> **Given exercise**
For every line in the data below that contains "this", copy the line.

(Entries with chart source code)
** Begin **

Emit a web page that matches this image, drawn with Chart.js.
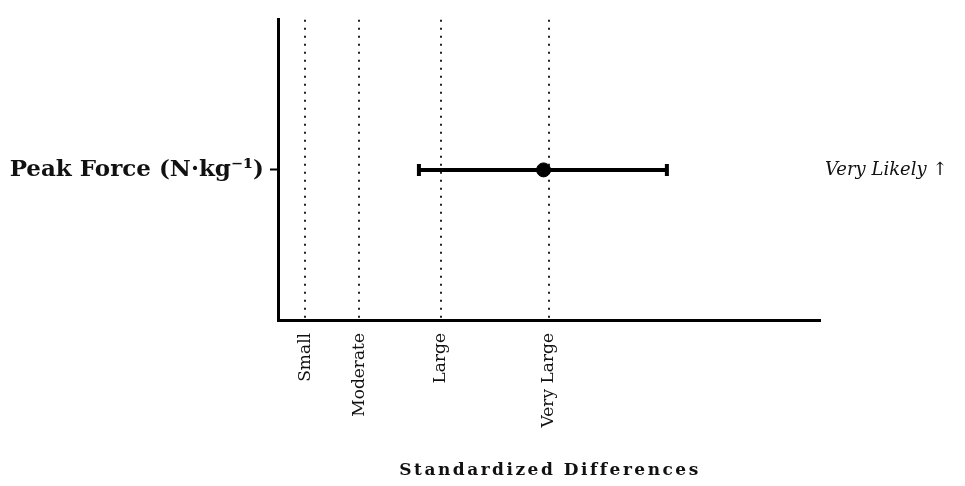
<!DOCTYPE html>
<html>
<head>
<meta charset="utf-8">
<script src="https://cdn.jsdelivr.net/npm/chart.js@4.4.1/dist/chart.umd.min.js"></script>
<style>
  html, body { margin: 0; padding: 0; background: #fff; }
  #wrap { width: 965px; height: 486px; }
</style>
</head>
<body>
<div id="wrap"><canvas id="effectChart"></canvas></div>
<script>
// magnitude thresholds (standardized differences)
const thresholds = [0.2, 0.6, 1.2, 2.0];
const thresholdLabels = ['Small', 'Moderate', 'Large', 'Very Large'];

// measures
const measures = ['Peak Force (N·kg⁻¹)'];
const effect = [1.96];
const ciLower = [1.04];
const ciUpper = [2.87];
const inference = ['Very Likely ↑'];

const serif = "'DejaVu Serif', 'Liberation Serif', serif";

// extra texts: inference label on the right and x title with letter spacing
const textPlugin = {
    id: 'textPlugin',
    afterDraw(chart) {
        const ctx = chart.ctx;
        const area = chart.chartArea;
        const y = chart.scales.y;
        ctx.save();
        ctx.fillStyle = '#111';
        ctx.font = 'italic 18px ' + serif;
        ctx.textAlign = 'left';
        ctx.textBaseline = 'middle';
        measures.forEach((m, i) => {
            ctx.fillText(inference[i], area.right + 5, y.getPixelForValue(i));
        });
        ctx.font = 'bold 17px ' + serif;
        ctx.letterSpacing = '2.5px';
        ctx.textAlign = 'center';
        ctx.fillText('Standardized Differences', (area.left + area.right) / 2 + 1, 471);
        ctx.restore();
    }
};

const ctx = document.getElementById('effectChart').getContext('2d');
new Chart(ctx, {
    data: {
        datasets: [
            {
                type: 'scatter',
                label: 'Effect',
                data: measures.map((m, i) => ({ x: effect[i], y: m })),
                backgroundColor: '#000',
                borderColor: '#000',
                pointRadius: 7,
                order: 1
            },
            {
                type: 'line',
                label: '90% CI',
                data: [{ x: ciLower[0], y: measures[0] }, { x: ciUpper[0], y: measures[0] }],
                borderColor: '#000',
                borderWidth: 4,
                pointStyle: 'line',
                rotation: 90,
                pointRadius: 6,
                pointBorderWidth: 4,
                pointBorderColor: '#000',
                order: 2
            }
        ]
    },
    options: {
        responsive: true,
        maintainAspectRatio: false,
        animation: false,
        layout: { padding: { top: 14, right: 145, left: 0, bottom: 0 } },
        plugins: {
            legend: { display: false },
            tooltip: { enabled: false }
        },
        scales: {
            x: {
                type: 'linear',
                min: 0,
                max: 4,
                afterBuildTicks: (scale) => {
                    scale.ticks = thresholds.map(v => ({ value: v }));
                },
                afterFit: (scale) => { scale.height = 166; },
                ticks: {
                    autoSkip: false,
                    minRotation: 90,
                    maxRotation: 90,
                    padding: 13,
                    color: '#111',
                    font: { family: serif, size: 17 },
                    callback: (v, i) => thresholdLabels[i]
                },
                grid: {
                    drawTicks: false,
                    color: '#222',
                    lineWidth: 2
                },
                border: { display: true, color: '#000', width: 3, dash: [2, 6] }
            },
            y: {
                type: 'category',
                labels: measures,
                offset: true,
                afterFit: (scale) => { scale.width = 278; },
                ticks: {
                    padding: 6,
                    color: '#111',
                    font: { family: serif, size: 23, weight: 'bold' }
                },
                grid: {
                    drawOnChartArea: false,
                    tickLength: 8,
                    tickWidth: 2,
                    tickColor: '#000'
                },
                border: { display: true, color: '#000', width: 3 }
            }
        }
    },
    plugins: [textPlugin]
});
</script>
</body>
</html>
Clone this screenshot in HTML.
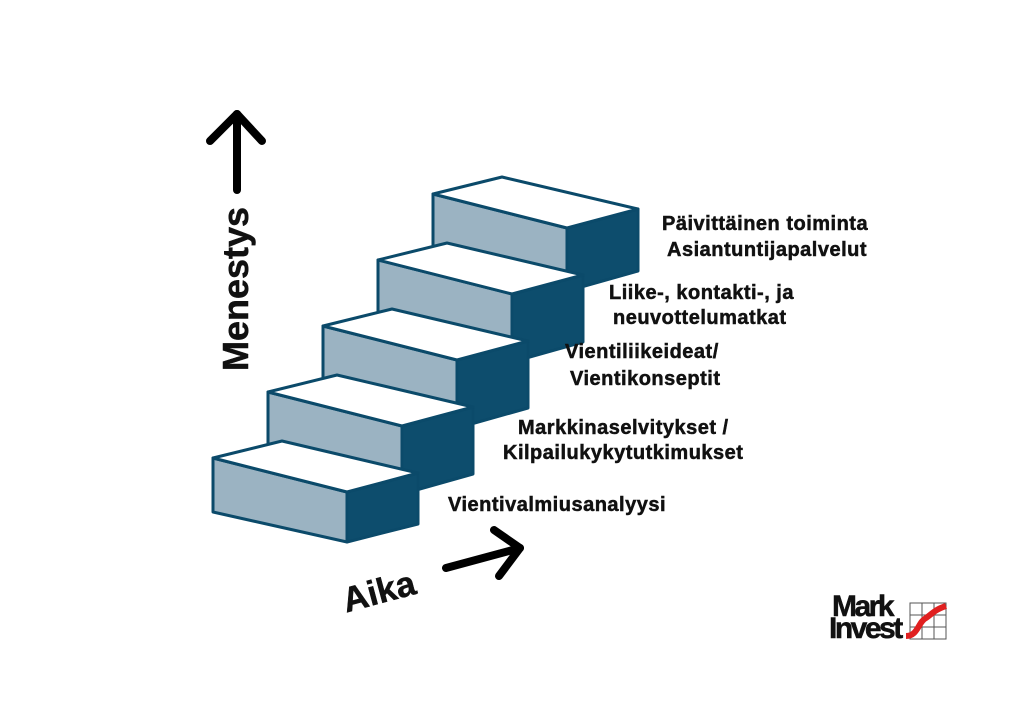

** End **

> **Task solution**
Emit a web page that matches this image, drawn with Chart.js.
Clone this screenshot in HTML.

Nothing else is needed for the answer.